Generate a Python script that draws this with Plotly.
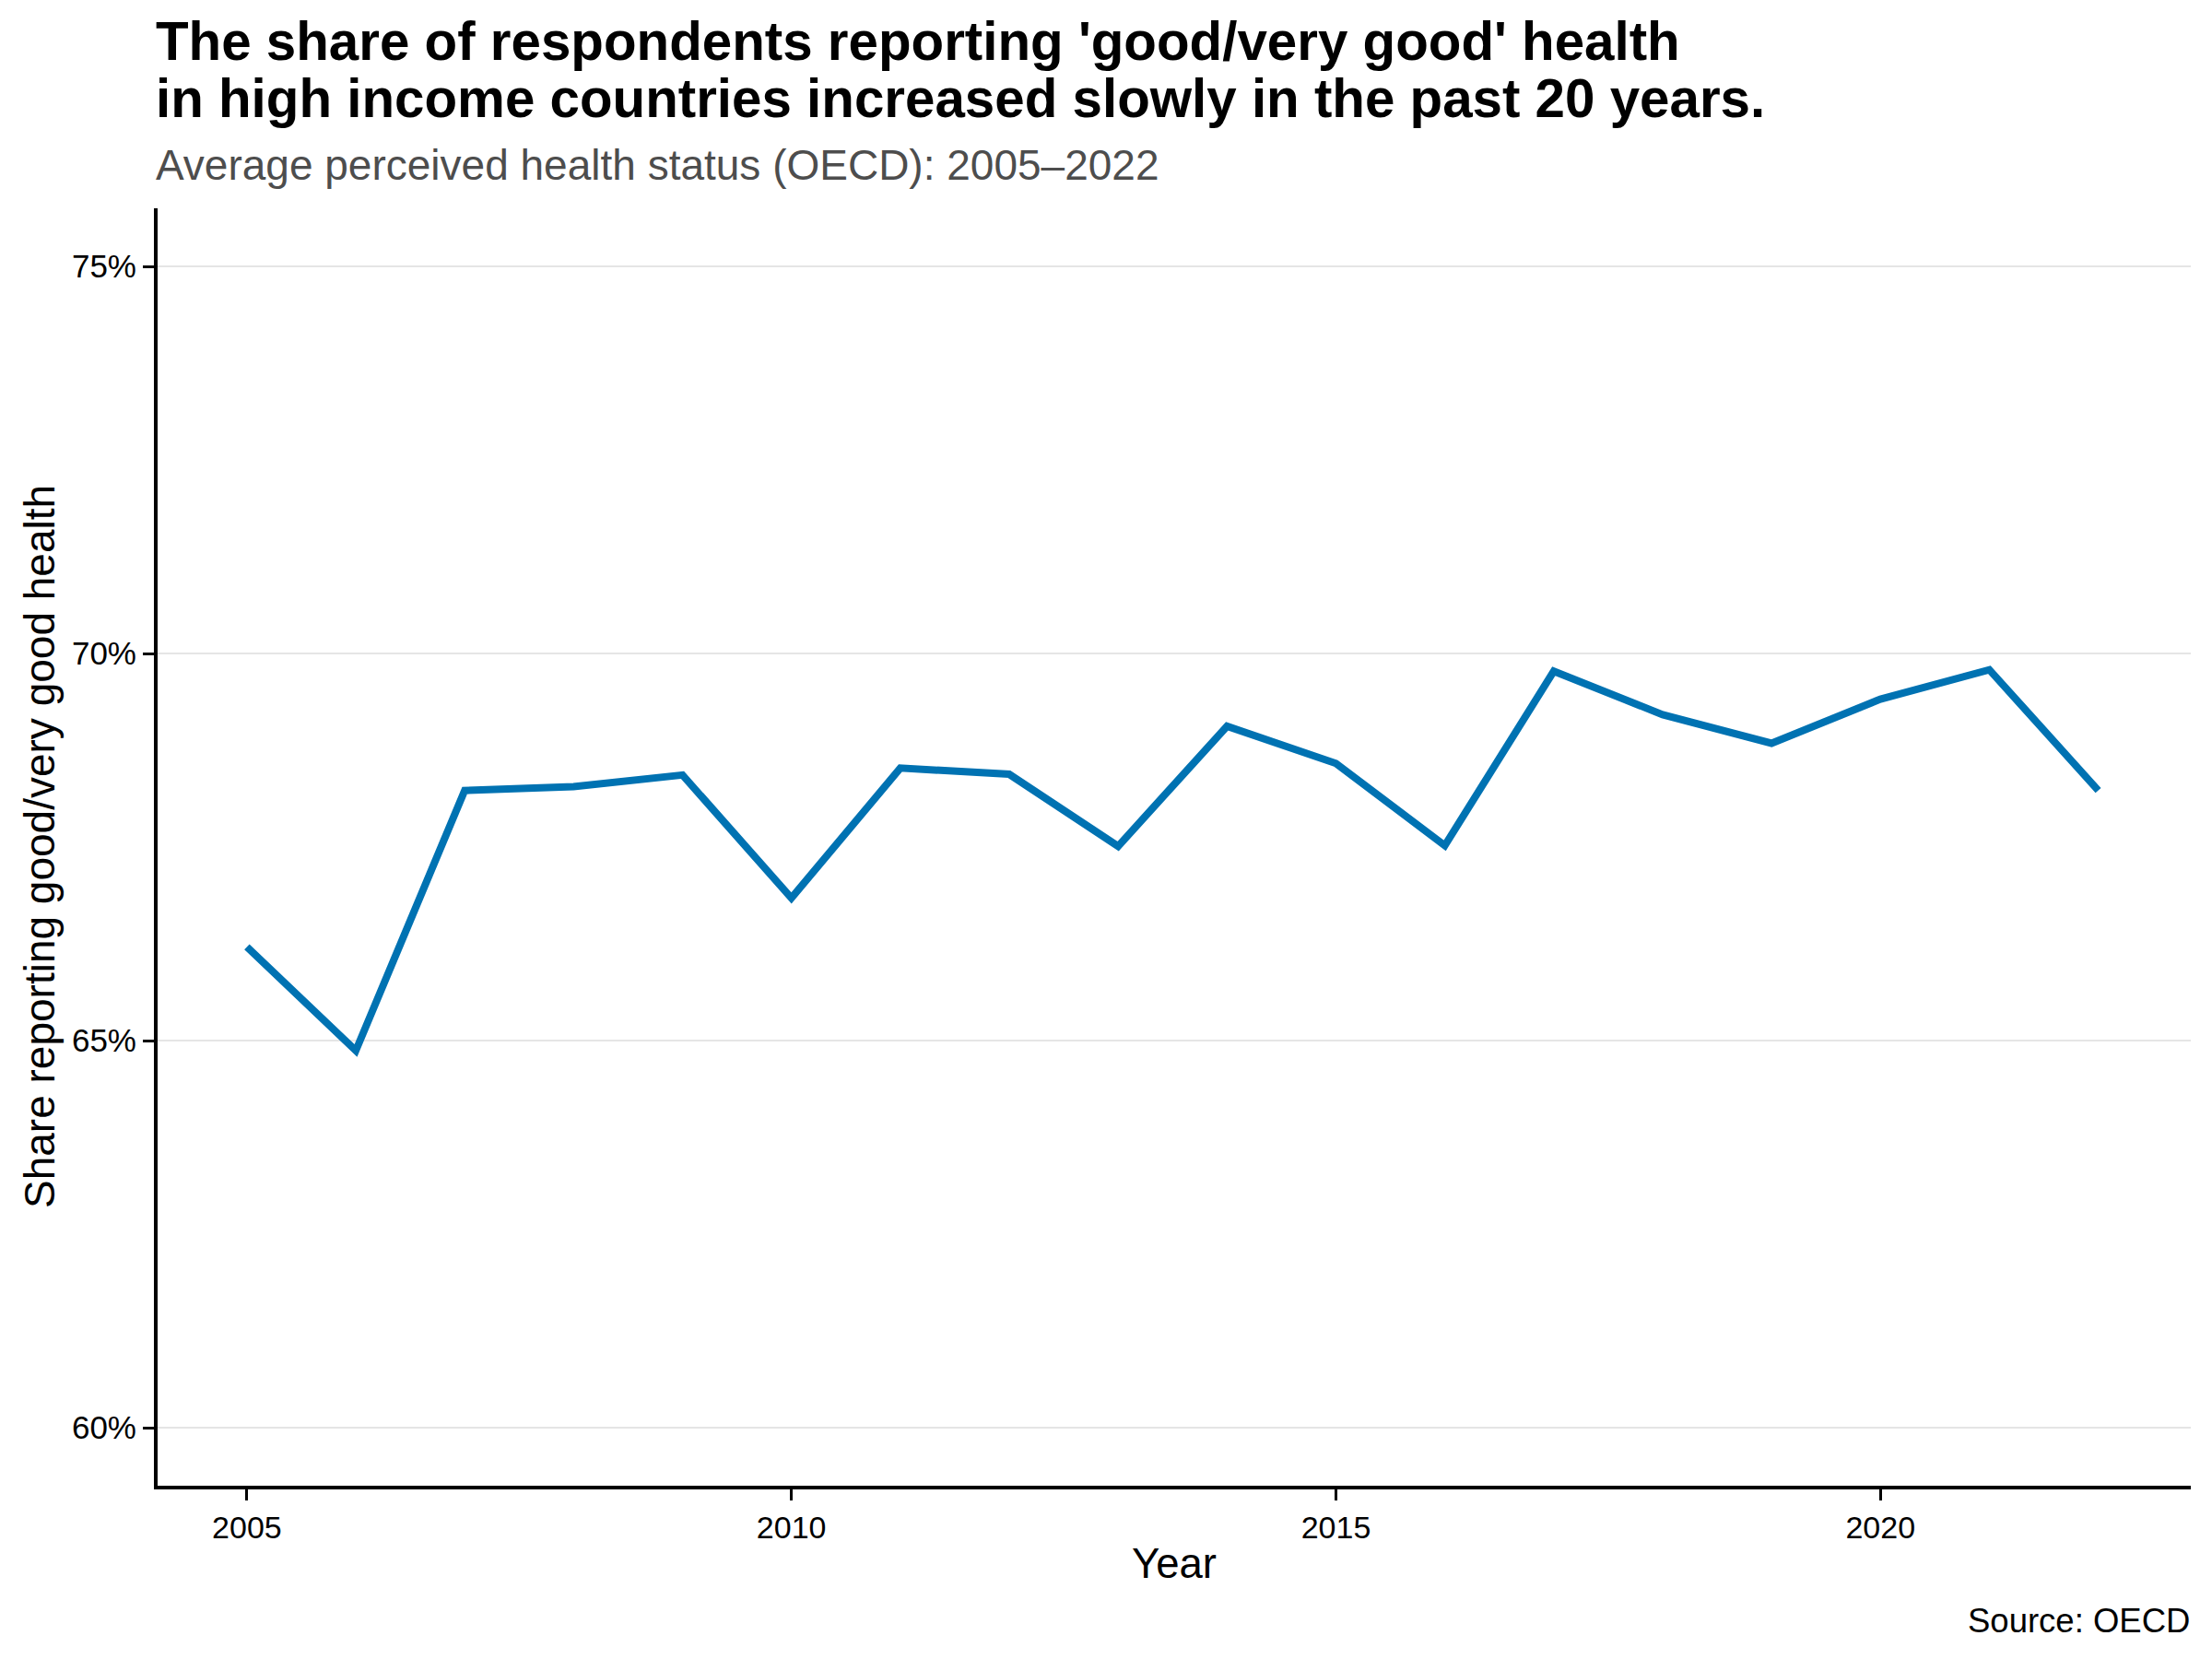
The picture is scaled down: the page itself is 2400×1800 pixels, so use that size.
import plotly.graph_objects as go

# ---- data ----
years = [2005, 2006, 2007, 2008, 2009, 2010, 2011, 2012, 2013,
         2014, 2015, 2016, 2017, 2018, 2019, 2020, 2021, 2022]
share_good = [66.21, 64.87, 68.23, 68.28, 68.43, 66.84, 68.52, 68.44, 67.51,
              69.06, 68.58, 67.52, 69.77, 69.21, 68.84, 69.41, 69.79, 68.23]
x_ticks = [2005, 2010, 2015, 2020]
y_ticks = [60, 65, 70, 75]
y_tick_labels = ["60%", "65%", "70%", "75%"]

title_lines = ["The share of respondents reporting 'good/very good' health",
               "in high income countries increased slowly in the past 20 years."]
subtitle = "Average perceived health status (OECD): 2005\u20132022"
x_title = "Year"
y_title = "Share reporting good/very good health"
caption = "Source: OECD"

# ---- layout geometry (pixels) ----
W, H = 2400, 1800
ML, MR, MT, MB = 171, 23, 226, 188
PW, PH = W - ML - MR, H - MT - MB
FONT = "Liberation Sans, Arial, sans-serif"


def py(ypx):
    return (H - MB - ypx) / PH


def px(xpx):
    return (xpx - ML) / PW


fig = go.Figure()
fig.add_trace(go.Scatter(
    x=years, y=share_good, mode="lines",
    line=dict(color="#0072B2", width=8),
    showlegend=False, hoverinfo="x+y",
))

annotations = [
    dict(text="<b>" + title_lines[0] + "</b>", x=px(168), y=py(44.7), xref="paper", yref="paper",
         xanchor="left", yanchor="middle", showarrow=False,
         font=dict(family=FONT, size=58.3, color="#000000"), borderpad=0),
    dict(text="<b>" + title_lines[1] + "</b>", x=px(168), y=py(106.5), xref="paper", yref="paper",
         xanchor="left", yanchor="middle", showarrow=False,
         font=dict(family=FONT, size=58.3, color="#000000"), borderpad=0),
    dict(text=subtitle, x=px(168), y=py(179), xref="paper", yref="paper",
         xanchor="left", yanchor="middle", showarrow=False,
         font=dict(family=FONT, size=46, color="#4D4D4D"), borderpad=0),
    dict(text=x_title, x=0.5, y=py(1696), xref="paper", yref="paper",
         xanchor="center", yanchor="middle", showarrow=False,
         font=dict(family=FONT, size=45.5, color="#000000"), borderpad=0),
    dict(text=y_title, x=px(43), y=0.5, xref="paper", yref="paper",
         xanchor="center", yanchor="middle", showarrow=False, textangle=-90,
         font=dict(family=FONT, size=46, color="#000000"), borderpad=0),
    dict(text=caption, x=1, y=py(1758), xref="paper", yref="paper",
         xanchor="right", yanchor="middle", showarrow=False,
         font=dict(family=FONT, size=36.5, color="#000000"), borderpad=0),
]

fig.update_layout(
    width=W, height=H,
    margin=dict(l=ML, r=MR, t=MT, b=MB, pad=0),
    paper_bgcolor="white", plot_bgcolor="white",
    font=dict(family=FONT, size=34, color="#000000"),
    annotations=annotations,
    xaxis=dict(
        range=[2004.18, 2022.85], tickmode="array", tickvals=x_ticks,
        ticktext=[str(v) for v in x_ticks],
        showgrid=False, zeroline=False,
        showline=True, linecolor="black", linewidth=4,
        ticks="outside", ticklen=12, tickwidth=2.5, tickcolor="black",
        tickfont=dict(family=FONT, size=34, color="#000000"),
        ticklabelstandoff=0,
    ),
    yaxis=dict(
        range=[59.25, 75.75], tickmode="array", tickvals=y_ticks,
        ticktext=y_tick_labels,
        showgrid=True, gridcolor="#E5E5E5", gridwidth=2,
        zeroline=False,
        showline=True, linecolor="black", linewidth=4,
        ticks="outside", ticklen=12, tickwidth=2.5, tickcolor="black",
        tickfont=dict(family=FONT, size=35, color="#000000"),
        ticklabelstandoff=0,
    ),
)

fig.write_html("out.html", config={"displayModeBar": False},
               post_script="document.body.style.margin='0';document.body.style.overflow='hidden';")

- Stated exercise:
Reproduce the material above in full, exactly, with no images.

- Right answer:
Generate a Python script that draws this with Plotly.
The picture is scaled down: the page itself is 2400×1800 pixels, so use that size.
import plotly.graph_objects as go

# ---- data ----
years = [2005, 2006, 2007, 2008, 2009, 2010, 2011, 2012, 2013,
         2014, 2015, 2016, 2017, 2018, 2019, 2020, 2021, 2022]
share_good = [66.21, 64.87, 68.23, 68.28, 68.43, 66.84, 68.52, 68.44, 67.51,
              69.06, 68.58, 67.52, 69.77, 69.21, 68.84, 69.41, 69.79, 68.23]
x_ticks = [2005, 2010, 2015, 2020]
y_ticks = [60, 65, 70, 75]
y_tick_labels = ["60%", "65%", "70%", "75%"]

title_lines = ["The share of respondents reporting 'good/very good' health",
               "in high income countries increased slowly in the past 20 years."]
subtitle = "Average perceived health status (OECD): 2005\u20132022"
x_title = "Year"
y_title = "Share reporting good/very good health"
caption = "Source: OECD"

# ---- layout geometry (pixels) ----
W, H = 2400, 1800
ML, MR, MT, MB = 171, 23, 226, 188
PW, PH = W - ML - MR, H - MT - MB
FONT = "Liberation Sans, Arial, sans-serif"


def py(ypx):
    return (H - MB - ypx) / PH


def px(xpx):
    return (xpx - ML) / PW


fig = go.Figure()
fig.add_trace(go.Scatter(
    x=years, y=share_good, mode="lines",
    line=dict(color="#0072B2", width=8),
    showlegend=False, hoverinfo="x+y",
))

annotations = [
    dict(text="<b>" + title_lines[0] + "</b>", x=px(168), y=py(44.7), xref="paper", yref="paper",
         xanchor="left", yanchor="middle", showarrow=False,
         font=dict(family=FONT, size=58.3, color="#000000"), borderpad=0),
    dict(text="<b>" + title_lines[1] + "</b>", x=px(168), y=py(106.5), xref="paper", yref="paper",
         xanchor="left", yanchor="middle", showarrow=False,
         font=dict(family=FONT, size=58.3, color="#000000"), borderpad=0),
    dict(text=subtitle, x=px(168), y=py(179), xref="paper", yref="paper",
         xanchor="left", yanchor="middle", showarrow=False,
         font=dict(family=FONT, size=46, color="#4D4D4D"), borderpad=0),
    dict(text=x_title, x=0.5, y=py(1696), xref="paper", yref="paper",
         xanchor="center", yanchor="middle", showarrow=False,
         font=dict(family=FONT, size=45.5, color="#000000"), borderpad=0),
    dict(text=y_title, x=px(43), y=0.5, xref="paper", yref="paper",
         xanchor="center", yanchor="middle", showarrow=False, textangle=-90,
         font=dict(family=FONT, size=46, color="#000000"), borderpad=0),
    dict(text=caption, x=1, y=py(1758), xref="paper", yref="paper",
         xanchor="right", yanchor="middle", showarrow=False,
         font=dict(family=FONT, size=36.5, color="#000000"), borderpad=0),
]

fig.update_layout(
    width=W, height=H,
    margin=dict(l=ML, r=MR, t=MT, b=MB, pad=0),
    paper_bgcolor="white", plot_bgcolor="white",
    font=dict(family=FONT, size=34, color="#000000"),
    annotations=annotations,
    xaxis=dict(
        range=[2004.18, 2022.85], tickmode="array", tickvals=x_ticks,
        ticktext=[str(v) for v in x_ticks],
        showgrid=False, zeroline=False,
        showline=True, linecolor="black", linewidth=4,
        ticks="outside", ticklen=12, tickwidth=2.5, tickcolor="black",
        tickfont=dict(family=FONT, size=34, color="#000000"),
        ticklabelstandoff=0,
    ),
    yaxis=dict(
        range=[59.25, 75.75], tickmode="array", tickvals=y_ticks,
        ticktext=y_tick_labels,
        showgrid=True, gridcolor="#E5E5E5", gridwidth=2,
        zeroline=False,
        showline=True, linecolor="black", linewidth=4,
        ticks="outside", ticklen=12, tickwidth=2.5, tickcolor="black",
        tickfont=dict(family=FONT, size=35, color="#000000"),
        ticklabelstandoff=0,
    ),
)

fig.write_html("out.html", config={"displayModeBar": False},
               post_script="document.body.style.margin='0';document.body.style.overflow='hidden';")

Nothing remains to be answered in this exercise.